By | 2017-09-24T22:38:20+00:00 August 20th, 2011|Reviews, Video Podcasts, Wayhomers|10 Comments

10 Comments

  1. Leigh August 20, 2011 at 8:55 am

    I cannot wait to see you in person and hear more about this “boobs” and “evil women” and “balance.” Because I’m thinking it’ll be hysterical AND there will be wonderful jazz hands.

    (and I was worried about Momoa (Mo-ma) – good to know he didn’t suck!)

  2. Dan North August 20, 2011 at 12:01 pm

    SHOW US YOUR ASS!

  3. Widge August 20, 2011 at 12:34 pm

    I do. Every time I record a podcast.

  4. Dan North August 20, 2011 at 6:49 pm

    …SHOW US YOUR ASS!

  5. Dan Donald August 20, 2011 at 9:34 pm

    Thanks Widge, very funny! Saw a double feature today with this and Fright Night. Unfortunately, this movie suffered because it was the second one behind a very awesome turn by David Tennant as a Criss Angel fakey in Fright Night. Would watch that movie again just for him.

    I agree with you that the wheels fell off at the end. I also felt after young Conan took down more than 5 warriors in the beginning he should have been curb stomping the competition he faced. The sand ninja seen I think was the most entertaining.

  6. Widge August 20, 2011 at 11:36 pm

    Well, they should have had the stakes get raised like it was hinted would happen…and didn’t. Oh and just a reminder: all comments are moderated to prevent spam. So if you don’t see your comment show up immediately it’s just being held for moderation. For your safety and the safety of others. You should see some of the lame spam that you don’t see because of moderation. Some silly, obvious shit, let me tell you. “Must massive wonderful meeting post thank you for info very full of grate boobsandmoreboobs.com” and such.

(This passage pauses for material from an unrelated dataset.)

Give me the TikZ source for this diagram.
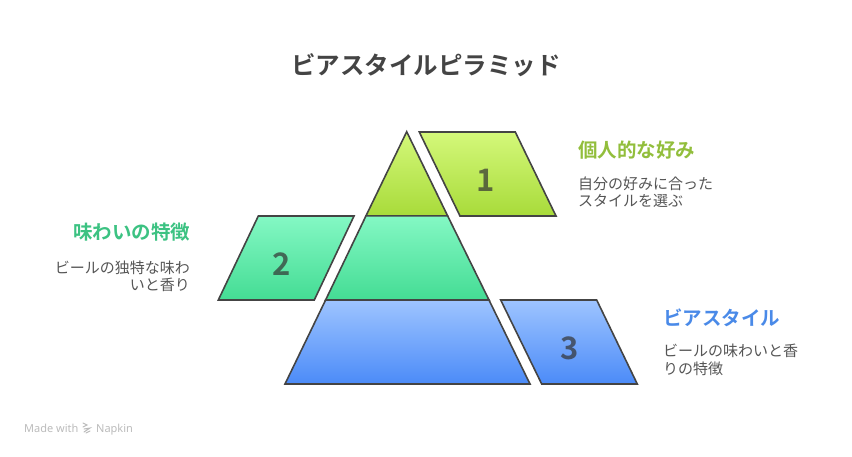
\documentclass[tikz,border=0pt]{standalone}
\usepackage{fontspec}
\setmainfont{Noto Sans CJK JP}[BoldFont={Noto Sans CJK JP Bold}]
\newfontfamily\latinfont{Noto Sans}
\usetikzlibrary{calc}
\definecolor{ytop}{HTML}{D4F87A}
\definecolor{ybot}{HTML}{A8DB3A}
\definecolor{gtop}{HTML}{84F8C4}
\definecolor{gbot}{HTML}{44DC94}
\definecolor{btop}{HTML}{9EC4FF}
\definecolor{bbot}{HTML}{4B8BF8}
\definecolor{edge}{HTML}{444444}
\definecolor{titlec}{HTML}{444444}
\definecolor{bodyc}{HTML}{555555}
\definecolor{yhead}{HTML}{92BE3C}
\definecolor{ghead}{HTML}{3CC282}
\definecolor{bhead}{HTML}{4A8AE8}
\definecolor{numc}{HTML}{333333}
\definecolor{footc}{HTML}{BBBBBB}
\tikzset{
  shp/.style={draw=edge, line width=1.6pt, line join=miter},
  yfill/.style={top color=ytop, bottom color=ybot},
  gfill/.style={top color=gtop, bottom color=gbot},
  bfill/.style={top color=btop, bottom color=bbot},
  num/.style={font=\fontsize{31}{31}\selectfont\bfseries, text=numc, text opacity=0.7, inner sep=0pt},
  head/.style={font=\fontsize{19.5}{22}\selectfont\bfseries, inner sep=0pt},
  body/.style={font=\fontsize{15}{18}\selectfont, text=bodyc, inner sep=0pt},
}
\begin{document}
\begin{tikzpicture}[x=1pt,y=-1pt]
\useasboundingbox (0,0) rectangle (852,456);
% pyramid layers
\coordinate (apex) at (406.7,131.7);
\coordinate (l1l) at (366,215.8);
\coordinate (l1r) at (447.6,215.8);
\coordinate (l2l) at (325.6,300);
\coordinate (l2r) at (489,300);
\coordinate (bl) at (285,384);
\coordinate (br) at (530,384);
\path[shp, yfill] (apex) -- (l1r) -- (l1l) -- cycle;
\path[shp, gfill] (l1l) -- (l1r) -- (l2r) -- (l2l) -- cycle;
\path[shp, bfill] (l2l) -- (l2r) -- (br) -- (bl) -- cycle;
% parallelograms
\path[shp, yfill] (419.3,132) -- (515.3,132) -- (556,216) -- (460,216) -- cycle;
\path[shp, gfill] (258.3,216) -- (354,216) -- (314.3,300) -- (218.3,300) -- cycle;
\path[shp, bfill] (500.7,300) -- (596.7,300) -- (637.3,384) -- (541.7,384) -- cycle;
\node[num] (n1) at (485.5,180) {1};
\node[num] (n2) at (282,264.5) {2};
\node[num] (n3) at (569.5,348.5) {3};
% title
\node[font=\fontsize{24.5}{28}\selectfont\bfseries, text=titlec, inner sep=0pt, anchor=base] (title) at (426,74) {ビアスタイルピラミッド};
% right top
\node[head, text=yhead, anchor=base west] (h1) at (578,157) {個人的な好み};
\node[body, anchor=base west] (b1a) at (578,189) {自分の好みに合った};
\node[body, anchor=base west] (b1b) at (578,206.8) {スタイルを選ぶ};
% left
\node[head, text=ghead, anchor=base east] (h2) at (190.5,239.5) {味わいの特徴};
\node[body, anchor=base east] (b2a) at (190,273.3) {ビールの独特な味わ};
\node[body, anchor=base east] (b2b) at (190,290.2) {いと香り};
% right bottom
\node[head, text=bhead, anchor=base west] (h3) at (663,325) {ビアスタイル};
\node[body, anchor=base west] (b3a) at (663,356.4) {ビールの味わいと香};
\node[body, anchor=base west] (b3b) at (663,374.5) {りの特徴};
% footer
\node[font=\fontsize{11}{12}\selectfont\latinfont, text=footc, inner sep=0pt, anchor=base west] (made) at (24,432) {Made with};
\node[font=\fontsize{11}{12}\selectfont\latinfont, text=footc, inner sep=0pt, anchor=base west] (napkin) at (96,432) {Napkin};
\coordinate (logo) at (83,428);
\draw[footc, line width=1pt, line cap=round] ($(logo)+(0,-5)$) -- ($(logo)+(4,-3)$) -- ($(logo)+(0,-1)$);
\draw[footc, line width=1pt, line cap=round] ($(logo)+(1,1)$) -- ($(logo)+(7,0)$) -- ($(logo)+(1,4)$);
\draw[footc, line width=1pt, line cap=round] ($(logo)+(3,5)$) -- ($(logo)+(7,3)$);
\end{tikzpicture}
\end{document}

  7. Jon August 21, 2011 at 12:29 pm

    The reviewer Rob Vaux, got it exactly right. I am getting tired of people saying that this piece of crap more accurately reflects Howards Conan then the 1982 version. Wrong. So wrong it is unbelievable.
    The one scene in this movie that reflects Robert Howards Conan is about 45 seconds to a minute of the tavern scene. Before Conans pirate friend gets up and starts praising him, that is where authenticity ends. Oh and also, Conan willingly submitting to being arrested???? Huh…… The Conan I remember would have left those fags writhing on the floor in their own entrails before allowing himself to be chained, and still have tracked down the damn noseless guy.
    Why is the tavern scene the most authentic ?, It shows the gigantic mirth Howard gave his creation. Conan swilling wine (in this case mead) arm wrestling, and full chested wenches hanging on him. That is Conan. Conan is not a hero, he is an anti-hero. An existentialist, he cares nothing but for living life to the fullest. I dont ever recall Conan liberating slaves out of some moral objection to the practice. Matter of fact the only time I remember Conan doing anything moral was completely incidental. He acted out of his own self interest, for profit, survival, or to nail that really hot chick. That is Conan. The line ” I live, I love, I slay and I am content “, originally comes from the story ‘ Queen of the Black Coast ‘ and is a rare moment of introspection for Conan in that story, or any story. It is delivered during a conversation regarding life, religion and what does it all mean, and is a perfect definition of Conan as an existentialist character. He wants only for the sting of the rich juices of red meat and wine and the soft bodies and soft caresses of women, not to mention the thrill and blood lust of combat. Unfortunately that line is delivered with so much wood out of Momoa it becomes a joke, instead of defining the character.(which it actually does because the character in this movie is a joke). The fact that they tried to give Conan a personality once or twice in this film, doesnt make it more authentic to Howards creation.I almost feel a degree of sympathy for the actors in this film, because the writing is so bad, no one could pull this off. The dialogue throughout this film, including Ron Perlman trying to lay down some philosophy regarding how bad ass the Cimmerians are, doesnt help either. Instead of taking place in an age undreamed of, it sounds more like a bunch of half educated teenagers hanging out at the freaking mall, or going larping for fucks sake. Which is obviously the demographic the makers of this movie were hoping to swindle out of their parents money. To quote the great James Earl Jones ( Thulsa Doom)
    ” What a waste”.

  8. Widge August 21, 2011 at 5:46 pm

    Jon: Thanks for your…rather vitriolic comment.

    1. Don’t know the reviewer Rob Vaux but bully for him. I guess.
    2. Not sure what sparked your vitriol as I don’t recall saying that it was closer to the original but instead said I had no idea whether it was or not as I have never read the source material.
    3. Missed the bit where he was arrested by cigarettes in Britain. Maybe that’s the Irish cut of the film.

  9. Basil August 23, 2011 at 7:05 pm

    Uh…I think you’re not only confusing Robert E. Howard with Edgar Rice Burroughs, but you’re obviously confusing Edgar Rice Burroughs with William S. Burroughs.

  10. Widge August 23, 2011 at 7:36 pm

    Basil: You are correct. I am obviously…very obviously I might add…doing that. Thanks for the comment.